Here at the foot of the Queen Victoria statue are heaped flowers and balloons and toys and cardboard messages. It's part of that modern fashion for taking part in ceremonies or rites of remembrance and outpourings of sympathy and solidarity. I think I can date the start of this fashion at least in this country; 31 August 1997 or what we call in our house Princess Di Day. The weeks following that car crash were filled with outpourings of grief, giant heaps of flowers and dozens of books of condolences up and down the country (who read them?). I didn't know the woman, never met her but it seemed the whole country had lost a greatly loved family member; it was all totally surreal. So now with every natural disaster, road accident or passing terrorist attack (this one in Manchester the other week but it could be anywhere) we get this and more sometimes (Je suis Charlie was particularly grating). 
I have to say I prefer the old way of dealing with deaths and disasters; flags at half mast maybe, a few words of condemnation or commiseration, absolutely no interviews with survivors, family members, no coverage of police operations, no sensationalism and certainly no heaps of flowers, toys and so on and just move on. Deny your enemy the oxygen of publicity as Mrs Thatcher reportedly said, the bastards absolutely hate to be ignored or, as a columnist in the Guardian put it recently, "Publicity is terror’s “second wave”. Without publicity, terrorism is just dead bodies." But with 24 hour news coverage of everything they have to fill in the gaps with something even if it's only people putting flowers round Queen Victoria in Hull. I suppose I'll just have to deal with it.

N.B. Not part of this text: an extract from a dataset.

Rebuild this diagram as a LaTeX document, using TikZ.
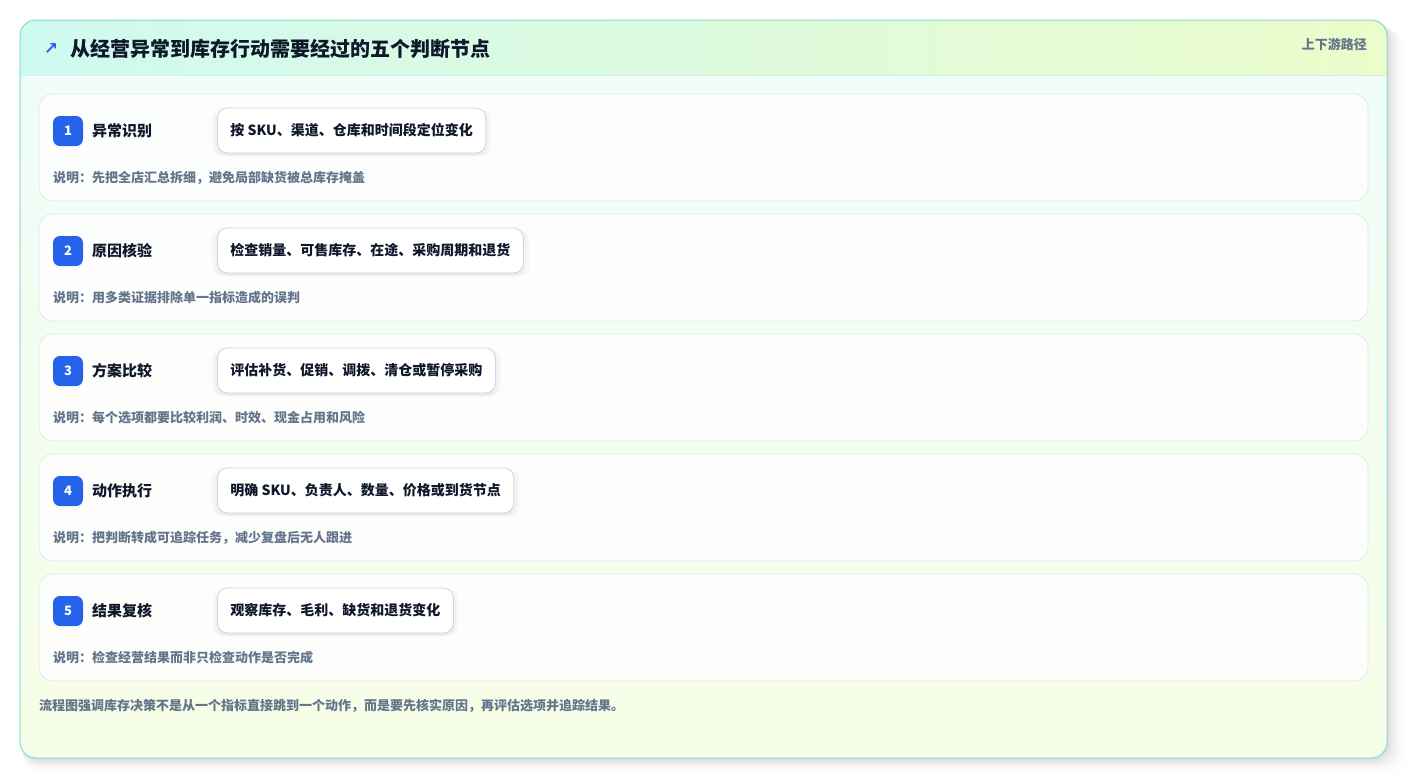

  1. It's frustrating. Every time there's a mass shooting in America (which, unfortunately, is much too common), all the pro-gun politicians say they're "praying" for the families of the victims, but no one who has power actually does anything. Nothing changes.
    Some of us mere citizens feel damned helpless. A note, flowers, or some kind of remembrance make us feel better. (Not those mylar balloons, please, they're terrible for wildlife.) None of this helps the victims, of course.

  2. 24 hours of news a day has become its own monster.